Well today I want to talk about big words. But don’t fall asleep on me, because this may not be what you think.  Many of you are preparing for the SAT’s and you have had your share of big words.  In order to be successful on that test you need to know a lot of words that you don’t use everyday and may not ever use again.  Words like perspicacious, perfidiousness or parsimonious – words when you use them make people say, “dang you’re smart,” assuming of course that you used them correctly.  There are fairly precise definitions to these words and no one really debates their meaning. But what about these words: freedom, justice, peace, love.  If I put you on the spot right now and ask you to tell me to define these words, my guess is it would be a little tougher to do than the SAT words because at some level we all think we know what these words mean, but our definitions may be different.

So let’s take one of these big ones: freedom.  Let me ask you a question: Are you free?  You say, “What are you talking about; of course I am free.

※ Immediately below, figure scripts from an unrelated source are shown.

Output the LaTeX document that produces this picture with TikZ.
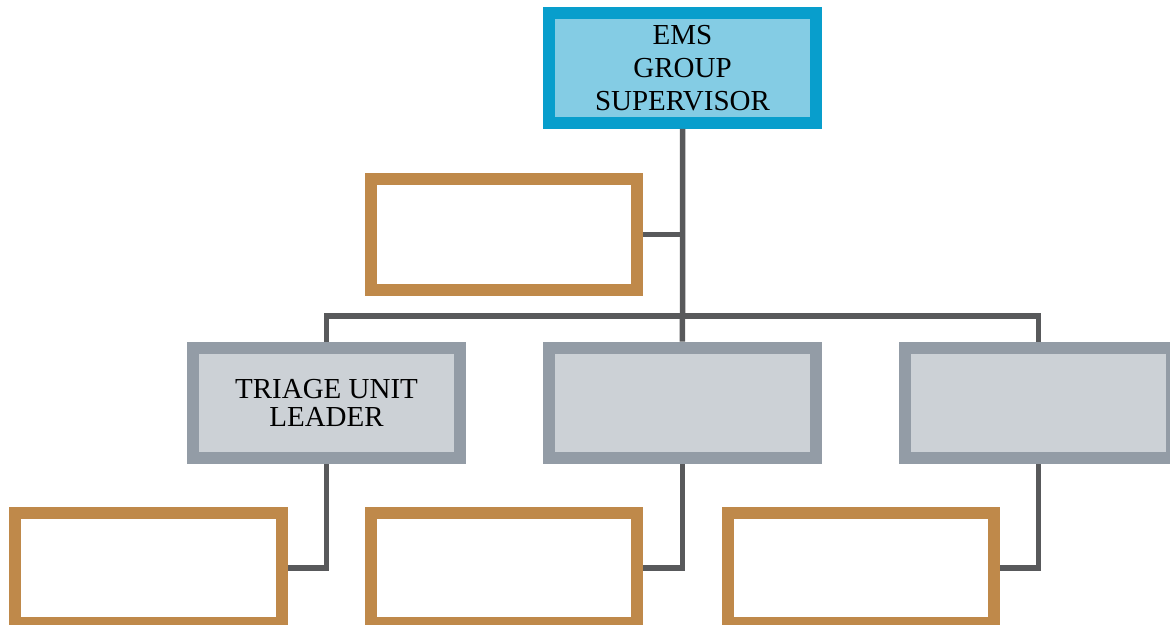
\documentclass[tikz,border=0pt]{standalone}
\usepackage{fontspec}
\setmainfont{Liberation Serif}
\usetikzlibrary{positioning,calc}

\definecolor{emsblue}{RGB}{8,158,204}
\definecolor{emsfill}{RGB}{132,204,228}
\definecolor{unitgray}{RGB}{147,156,166}
\definecolor{unitfill}{RGB}{204,209,214}
\definecolor{slotbrown}{RGB}{191,137,74}
\definecolor{linkgray}{RGB}{88,89,91}

\begin{document}
\begin{tikzpicture}[
    x=0.02cm, y=-0.02cm,
    node distance=1.54cm,
    chief/.style={rectangle, draw=emsblue, fill=emsfill, line width=0.24cm, minimum width=5.36cm, minimum height=2.2cm, inner sep=0pt, align=center, font=\fontsize{16.5}{18.8}\selectfont},
    unit/.style={rectangle, draw=unitgray, fill=unitfill, line width=0.24cm, minimum width=5.34cm, minimum height=2.22cm, inner sep=0pt, align=center, font=\fontsize{16.5}{15.6}\selectfont},
    slot/.style={rectangle, draw=slotbrown, fill=white, line width=0.24cm, minimum width=5.34cm, minimum height=2.22cm},
    link/.style={draw=linkgray, line width=0.11cm}
]
    \clip (0,0) rectangle (1170,625);

    \node [chief] (ems) at (682.5,68) {EMS\\GROUP\\SUPERVISOR};
    \node [slot] (aide) at (504,234.5) {};
    \node [unit] (triage) at (326.5,403) {TRIAGE UNIT\\LEADER};
    \node [unit, right=of triage] (unitb) {};
    \node [unit, right=of unitb] (unitc) {};
    \node [slot] (suba) at (148.5,568) {};
    \node [slot] (subb) at (504,568) {};
    \node [slot] (subc) at (861,568) {};

    \coordinate (bus) at (682.5,316);
    \path [link] (ems.south) -- (bus) -- (unitb.north);
    \path [link] (triage.north) |- (bus) -| (unitc.north);
    \path [link] (aide.east) -- (aide.east -| ems.south);
    \path [link] (triage.south) |- (suba.east);
    \path [link] (unitb.south) |- (subb.east);
    \path [link] (unitc.south) |- (subc.east);
\end{tikzpicture}
\end{document}
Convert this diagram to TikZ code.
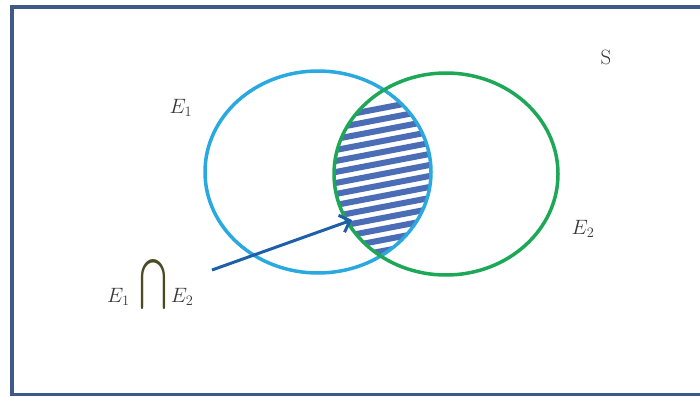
\documentclass[tikz,border=0pt]{standalone}
\usetikzlibrary{arrows.meta}
\definecolor{frameC}{HTML}{3F5A86}
\definecolor{blueC}{HTML}{2AA9E0}
\definecolor{greenC}{HTML}{1DA858}
\definecolor{hatchC}{HTML}{4A6DB5}
\definecolor{arrowC}{HTML}{1F5FA8}
\definecolor{textC}{HTML}{383838}
\definecolor{capC}{HTML}{4A4A25}
\begin{document}
\begin{tikzpicture}[x=1pt,y=-1pt,
  lbl/.style={text=textC, font=\huge, inner sep=0pt},
  setline/.style={line width=3.5pt},
  stripe/.style={hatchC, line width=6pt}]
\useasboundingbox (0,0) rectangle (700,396);
\fill[white] (0,0) rectangle (700,396);
\draw[frameC, line width=3.5pt] (715,7) -- (12,7) -- (12,394.5) -- (715,394.5);
% hatching of the intersection
\begin{scope}
  \clip (318,172) ellipse [x radius=113, y radius=101];
  \clip (446,174) ellipse [x radius=112, y radius=101];
  \foreach \i in {0,...,13}
    \draw[stripe] (320,{120+11*\i}) -- (440,{97+11*\i});
\end{scope}
\draw[blueC, setline] (318,172) ellipse [x radius=113, y radius=101];
\draw[greenC, setline] (446,174) ellipse [x radius=112, y radius=101];
% labels
\node[lbl] (S) at (606,57) {S};
\node[lbl] (e1) at (181,108) {$E_1$};
\node[lbl] (e2) at (583,229) {$E_2$};
\node[lbl, anchor=base west] (cap) at (107,302)
  {$E_1$\hspace{10pt}\raisebox{-9pt}{\textcolor{capC}{\resizebox{28pt}{51pt}{$\bigcap$}}}\hspace{3pt}$E_2$};
\coordinate (tail) at (212,270);
\coordinate (tip) at (352,220);
\draw[arrowC, line width=3pt, -{Straight Barb[length=9pt,width=18pt]}] (tail) -- (tip);
\end{tikzpicture}
\end{document}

I live in a free country,” or “I really wanted to come here, and my parents made it happen.”   Those are answers that address a political status, and by that broad definition, at this moment you are all free.  But let me ask it a different way?  Do you have trouble getting out of bed in the morning because you have so much anxiety about what the day will hold that it is hard to move?  Do you care so much about what people think about you that you spend a ton of your time checking Facebook and Instragram to see how many likes you have?  Do you have some food habits that you wish you could break that you can’t?  Does some substance like a drug or alcohol or pornography have control over you?  Do you have some event in your past that makes you feel guilty and ashamed? Do you say I am only going to game for an hour and then stay up until 3:00 am and repeat the cycle over and over again?  Do you constantly look over your shoulder wondering if you are going to get caught for the things that you are doing?   Do you see that none of these questions have anything to do with your political status? Yes you are technically free to do any of these things, but don’t you notice a deep irony here?  The very things we do to express our freedom often get us stuck in chains that seem impossible for us to break.  There has to be a better way.

In the Bible, we meet a man named Jesus, and when we meet Him we find out He is no ordinary man because He does things like raising people from the dead, walking on water, taking five loaves and two fish and turning them into a feast for 5,000 people. And He said things, crazy things like “I am the way the truth and the life,” “I am the light of the world,” “I am the bread of life.”

On one occasion he was talking to a group of religious leaders who thought they had it all figured out – they were the power elite – they were oppressing people.  Surely, if anyone was free it would be them – they made the rules. And yet He starts the conversation with them by saying, “If you know the truth, the truth will set you free”.  And they sneer at him. “What do you mean? We are basically royalty. We have never been enslaved by anyone. What are you talking about?”  Jesus replies that “Everyone who commits sin is a slave to sin…But if the Son sets you free you will be free indeed.”  There it is. Sin and slavery. Christ and Freedom. You are going to learn a lot at Stony Brook this year and certain themes are going to repeat themselves throughout your year. This is one of them.  Jesus wasn’t promising them freedom from political oppression. They were in power; they were the oppressors. He was offering them a different kind of freedom, a freedom that would set them free from themselves, from the dispositions, the attitudes the actions that made them oppressors in the first place.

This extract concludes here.